Tekrar olacak ama son bir kez daha sorayım, Türkiye için şu an umut yok mu?

Hem Türkler hem Kürtler uzun bir sürece başlıyorlar. Birbirlerinin acılarını görmek, yüzleşmekle karşı karşıya kalmaları gerekiyor, affetmeleri gerekiyor. En iyisi hemen yapmaları ama bugünkü koşullarda, Suriye’nin durumu ve Erdoğan’ın içinde bulunduğu kırılgan politik durumu düşünürsek bunun başlaması pek mümkün görünmüyor. Biraz daha normalleşirse mümkün.

Suriye savaşı sonuçlanırsa Suriye’deki Kürtlerin durumuyla ilgili olarak Türk Hükümeti buraya dâhil olacaktır. Bu aynı zamanda Türkiye’deki Kürtlerle müzakereye başlamanın da doğru zamanı olacaktır.
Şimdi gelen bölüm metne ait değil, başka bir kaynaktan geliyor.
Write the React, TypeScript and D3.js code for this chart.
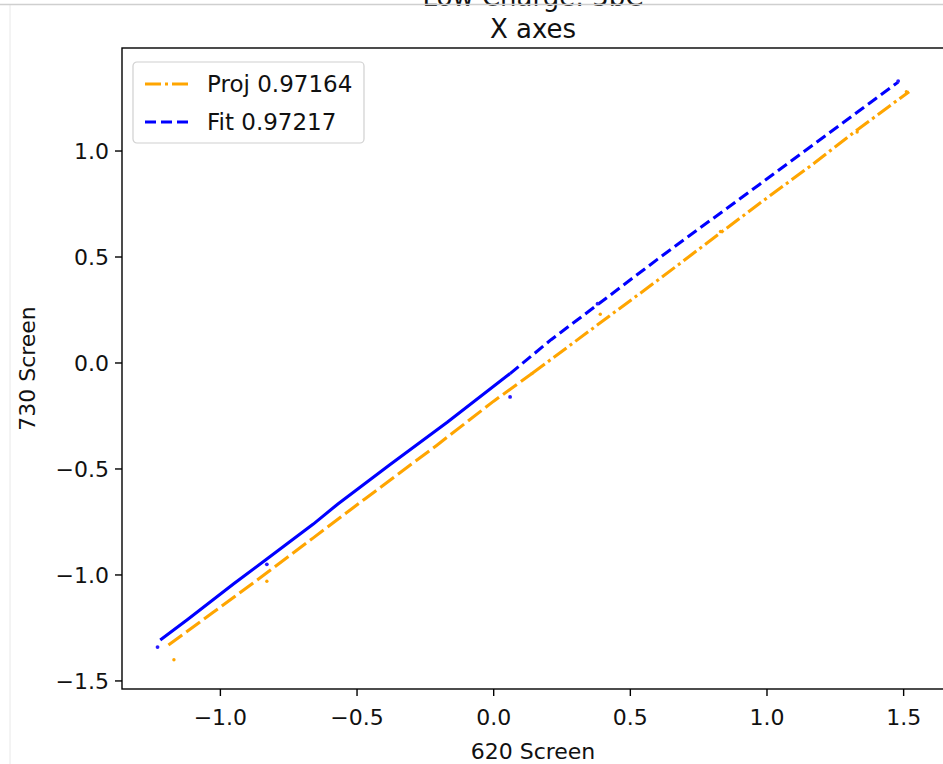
import React from 'react'
import * as d3 from 'd3'

// fit (blue) line through points
const fitX = [-1.22, -1.12, -0.95, -0.83, -0.66, -0.57, -0.38, -0.17, 0.06, 0.21, 0.38, 0.6, 0.7, 0.97, 1.17, 1.38, 1.48]
const fitY = [-1.307, -1.21, -1.04, -0.925, -0.76, -0.665, -0.48, -0.28, -0.05, 0.11, 0.275, 0.49, 0.585, 0.84, 1.03, 1.23, 1.325]
const fitSplit = 0.06

// projection (orange) line through points
const projX = [-1.19, -1.03, -0.83, -0.66, -0.47, -0.21, 0.0, 0.14, 0.38, 0.6, 0.8, 0.97, 1.17, 1.32, 1.52]
const projY = [-1.33, -1.18, -0.99, -0.825, -0.64, -0.39, -0.18, -0.05, 0.18, 0.39, 0.585, 0.75, 0.94, 1.09, 1.28]
const projSplit = 0.14

// stray sample points
const fitDotX = [-1.23, 0.06, -0.83, 0.38, 1.48]
const fitDotY = [-1.34, -0.16, -0.95, 0.28, 1.33]
const projDotX = [-1.17, -0.83, 0.14, 0.39, 0.83, 1.33, 1.51]
const projDotY = [-1.4, -1.03, -0.05, 0.23, 0.62, 1.09, 1.28]

const xTicks = [-1.0, -0.5, 0.0, 0.5, 1.0, 1.5]
const yTicks = [-1.5, -1.0, -0.5, 0.0, 0.5, 1.0]

const legendItems = [
  { label: 'Proj 0.97164', color: '#ffa500', dash: '16,4,3,4' },
  { label: 'Fit 0.97217', color: '#0000ff', dash: '11,5' },
]

const W = 943
const H = 764
const left = 122
const right = 946
const top = 48
const bottom = 689
const FONT = 'DejaVu Sans, sans-serif'

const fmt = (v: number) => (v < 0 ? '\u2212' : '') + Math.abs(v).toFixed(1)

export default function App() {
  const x = d3.scaleLinear().domain([-1.36, 1.655]).range([left, right])
  const y = d3.scaleLinear().domain([-1.538, 1.486]).range([bottom, top])

  const line = d3.line<[number, number]>().x(d => x(d[0])).y(d => y(d[1]))

  const fitPts = fitX.map((v, i) => [v, fitY[i]] as [number, number])
  const projPts = projX.map((v, i) => [v, projY[i]] as [number, number])
  const fitLow = fitPts.filter(p => p[0] <= fitSplit)
  const fitHigh = fitPts.filter(p => p[0] >= fitSplit)
  const projLow = projPts.filter(p => p[0] <= projSplit)
  const projHigh = projPts.filter(p => p[0] >= projSplit)

  return (
    <svg width={W} height={H} style={{ position: 'absolute', left: 0, top: 0, background: '#fff' }} fontFamily={FONT}>
      <defs>
        <clipPath id="plot">
          <rect x={left} y={top} width={right - left} height={bottom - top} />
        </clipPath>
      </defs>
      <rect x={0} y={0} width={W} height={H} fill="#fff" />
      <line x1={10} x2={10} y1={4} y2={H} stroke="#e8e8e8" strokeWidth={1} />

      {/* titles (first line is cut by the top edge, as in the source) */}
      <text x={533} y={6} textAnchor="middle" fontSize={26} fill="#111">Low Charge: 5bC</text>
      <line x1={0} x2={W} y1={4.5} y2={4.5} stroke="#cfcfcf" strokeWidth={1.5} />
      <text x={533} y={38} textAnchor="middle" fontSize={26} fill="#111">X axes</text>

      <g clipPath="url(#plot)">
        <path d={line(projLow) ?? ''} fill="none" stroke="#ffa500" strokeWidth={3.1} strokeDasharray="17,5" />
        <path d={line(projHigh) ?? ''} fill="none" stroke="#ffa500" strokeWidth={3.1} strokeDasharray="16,4,3,4" />
        <path d={line(fitLow) ?? ''} fill="none" stroke="#0000ff" strokeWidth={3.1} />
        <path d={line(fitHigh) ?? ''} fill="none" stroke="#0000ff" strokeWidth={3.1} strokeDasharray="11,5" />
        {projDotX.map((v, i) => (
          <circle key={'p' + i} cx={x(v)} cy={y(projDotY[i])} r={1.7} fill="#ffa500" />
        ))}
        {fitDotX.map((v, i) => (
          <circle key={'f' + i} cx={x(v)} cy={y(fitDotY[i])} r={1.9} fill="#2a1aff" />
        ))}
      </g>

      {/* spines */}
      <rect x={left} y={top} width={right - left} height={bottom - top} fill="none" stroke="#000" strokeWidth={1.4} />

      {/* x axis */}
      {xTicks.map(t => (
        <g key={'x' + t} transform={`translate(${x(t)},${bottom})`}>
          <line y1={0} y2={7} stroke="#000" strokeWidth={1.4} />
          <text y={36} textAnchor="middle" fontSize={22} fill="#111">{fmt(t)}</text>
        </g>
      ))}
      <text x={533} y={759} textAnchor="middle" fontSize={22} fill="#111">620 Screen</text>

      {/* y axis */}
      {yTicks.map(t => (
        <g key={'y' + t} transform={`translate(${left},${y(t)})`}>
          <line x1={0} x2={-7} stroke="#000" strokeWidth={1.4} />
          <text x={-13} dy="0.36em" textAnchor="end" fontSize={22} fill="#111">{fmt(t)}</text>
        </g>
      ))}
      <text transform={`translate(35,${(top + bottom) / 2}) rotate(-90)`} textAnchor="middle" fontSize={22} fill="#111">730 Screen</text>

      {/* legend */}
      <g transform="translate(133,62)">
        <rect x={0} y={0} width={231} height={81} rx={4} fill="#fff" fillOpacity={0.8} stroke="#d0d0d0" strokeWidth={1.2} />
        {legendItems.map((it, i) => (
          <g key={it.label} transform={`translate(0,${22 + i * 38})`}>
            <line x1={12} x2={58} y1={0} y2={0} stroke={it.color} strokeWidth={3.1} strokeDasharray={it.dash} />
            <text x={74} dy="0.36em" fontSize={23} fill="#111">{it.label}</text>
          </g>
        ))}
      </g>
    </svg>
  )
}
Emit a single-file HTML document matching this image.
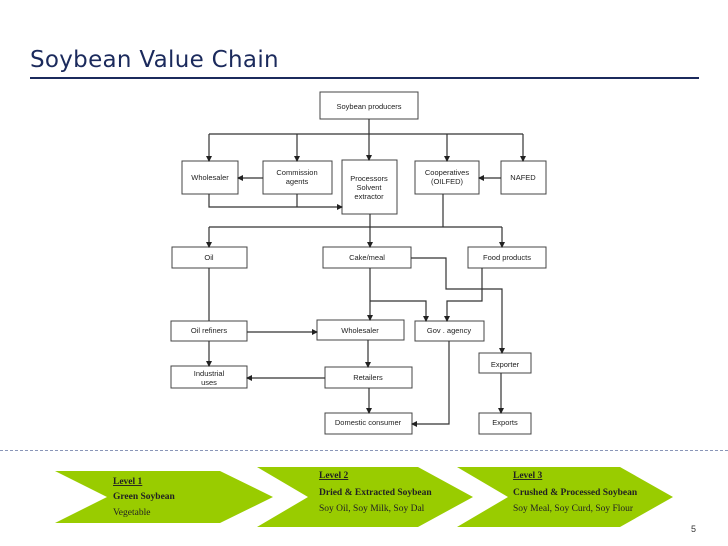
<!DOCTYPE html>
<html><head><style>
body{margin:0;width:728px;height:546px;background:#fff;position:relative;overflow:hidden;font-family:"Liberation Sans",sans-serif}
.t{position:absolute;left:30px;top:47px;font-size:23px;color:#1b2a5c;font-family:"DejaVu Sans","Liberation Sans",sans-serif;letter-spacing:0.3px}
.hl{position:absolute;left:30px;top:77px;width:669px;height:2px;background:#1b2a5c}
.dl{position:absolute;left:0;top:450px;width:728px;border-top:1px dashed #8a96b8}
.pg{position:absolute;left:691px;top:524px;font-size:9px;color:#333}
</style></head><body>
<div class="t">Soybean Value Chain</div>
<div class="hl"></div>
<div class="dl"></div>
<svg width="728" height="546" style="position:absolute;left:0;top:0">
<defs><marker id="a" markerWidth="6" markerHeight="6" refX="5" refY="3" orient="auto" markerUnits="userSpaceOnUse"><path d="M0,0 L6,3 L0,6z" fill="#222"/></marker></defs>
<g fill="#fff" stroke="#444" stroke-width="1">
<rect x="320" y="92" width="98" height="27"/>
<rect x="182" y="161" width="56" height="33"/>
<rect x="263" y="161" width="69" height="33"/>
<rect x="342" y="160" width="55" height="54"/>
<rect x="415" y="161" width="64" height="33"/>
<rect x="501" y="161" width="45" height="33"/>
<rect x="172" y="247" width="75" height="21"/>
<rect x="323" y="247" width="88" height="21"/>
<rect x="468" y="247" width="78" height="21"/>
<rect x="171" y="321" width="76" height="20"/>
<rect x="317" y="320" width="87" height="20"/>
<rect x="415" y="321" width="69" height="20"/>
<rect x="171" y="366" width="76" height="22"/>
<rect x="325" y="367" width="87" height="21"/>
<rect x="479" y="353" width="52" height="20"/>
<rect x="325" y="413" width="87" height="21"/>
<rect x="479" y="413" width="52" height="21"/>
</g>
<g fill="none" stroke="#333" stroke-width="1.2">
<path d="M369,119 V160" marker-end="url(#a)"/>
<path d="M209,134 H523"/>
<path d="M209,134 V161" marker-end="url(#a)"/>
<path d="M297,134 V161" marker-end="url(#a)"/>
<path d="M447,134 V161" marker-end="url(#a)"/>
<path d="M523,134 V161" marker-end="url(#a)"/>
<path d="M263,178 H238" marker-end="url(#a)"/>
<path d="M501,178 H479" marker-end="url(#a)"/>
<path d="M209,194 V207 H342" marker-end="url(#a)"/>
<path d="M297,194 V207"/>
<path d="M443,194 V227"/>
<path d="M209,227 H502"/>
<path d="M209,227 V247" marker-end="url(#a)"/>
<path d="M502,227 V247" marker-end="url(#a)"/>
<path d="M370,214 V247" marker-end="url(#a)"/>
<path d="M209,268 V321"/>
<path d="M370,268 V320" marker-end="url(#a)"/>
<path d="M370,301 H426 V321" marker-end="url(#a)"/>
<path d="M411,258 H446 V289 H502 V353" marker-end="url(#a)"/>
<path d="M482,268 V301 H447 V321" marker-end="url(#a)"/>
<path d="M247,332 H317" marker-end="url(#a)"/>
<path d="M209,341 V366" marker-end="url(#a)"/>
<path d="M368,340 V367" marker-end="url(#a)"/>
<path d="M325,378 H247" marker-end="url(#a)"/>
<path d="M369,388 V413" marker-end="url(#a)"/>
<path d="M449,341 V424 H412" marker-end="url(#a)"/>
<path d="M501,373 V413" marker-end="url(#a)"/>
</g>
<g font-family="Liberation Sans,sans-serif" font-size="7.5" fill="#222" text-anchor="middle">
<text x="369" y="109">Soybean producers</text>
<text x="210" y="180">Wholesaler</text>
<text x="297" y="175">Commission</text><text x="297" y="184">agents</text>
<text x="369" y="181">Processors</text><text x="369" y="190">Solvent</text><text x="369" y="199">extractor</text>
<text x="447" y="175">Cooperatives</text><text x="447" y="184">(OILFED)</text>
<text x="523" y="180">NAFED</text>
<text x="209" y="260">Oil</text>
<text x="367" y="260">Cake/meal</text>
<text x="507" y="260">Food products</text>
<text x="209" y="333">Oil refiners</text>
<text x="360" y="333">Wholesaler</text>
<text x="449" y="333">Gov . agency</text>
<text x="209" y="376">Industrial</text><text x="209" y="385">uses</text>
<text x="368" y="380">Retailers</text>
<text x="505" y="367">Exporter</text>
<text x="368" y="425">Domestic consumer</text>
<text x="505" y="425">Exports</text>
</g>
<g fill="#99cc00">
<polygon points="55,471 220,471 273,497 220,523 55,523 107,497"/>
<polygon points="257,467 418,467 473,497 418,527 257,527 308,497"/>
<polygon points="457,467 620,467 673,497 620,527 457,527 508,497"/>
</g>
<g font-family="Liberation Serif,serif" font-size="9.5" fill="#222">
<text x="113" y="484" font-weight="bold" text-decoration="underline">Level 1</text>
<text x="113" y="499" font-weight="bold">Green Soybean</text>
<text x="113" y="515">Vegetable</text>
<text x="319" y="478" font-weight="bold" text-decoration="underline">Level 2</text>
<text x="319" y="495" font-weight="bold">Dried &amp; Extracted Soybean</text>
<text x="319" y="511">Soy Oil, Soy Milk, Soy Dal</text>
<text x="513" y="478" font-weight="bold" text-decoration="underline">Level 3</text>
<text x="513" y="495" font-weight="bold">Crushed &amp; Processed Soybean</text>
<text x="513" y="511">Soy Meal, Soy Curd, Soy Flour</text>
</g>
</svg>
<div class="pg">5</div>
</body></html>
Şu anda Türkiye, Suriye’deki Kürtlerin orada bağımsız bir bölge oluşturmasına karşı çıkmak üzere tüm enerjisini konsantre etti. Bu uzun dönemli bir tehdit, Türkiye bunu böyle algılıyor. Ortadoğu’daki durum kaos olarak açıklanabilir. Yemen’de bir savaş var. İsrail ve Filistin çatışması devam ediyor. Suriye iç savaşı devam ediyor ve Irak… Bunların hepsi birbiriyle ilişkili. Bunların iki tarafında iki ayrı ülke var İran ve Suudi Arabistan. İkisi de bölgesel güç olma mücadelesini yaşıyor. Bunun üstünde de Rusya ile Amerika arasındaki güç dengeleri. Rusya İran tarafına doğru, Amerika da Suriye tarafına doğru yöneliyor. Bunların hepsini havaya atıp sonra tutmaya çalışmamız lazım. Bunların hepsini bir araya koymak çok zor.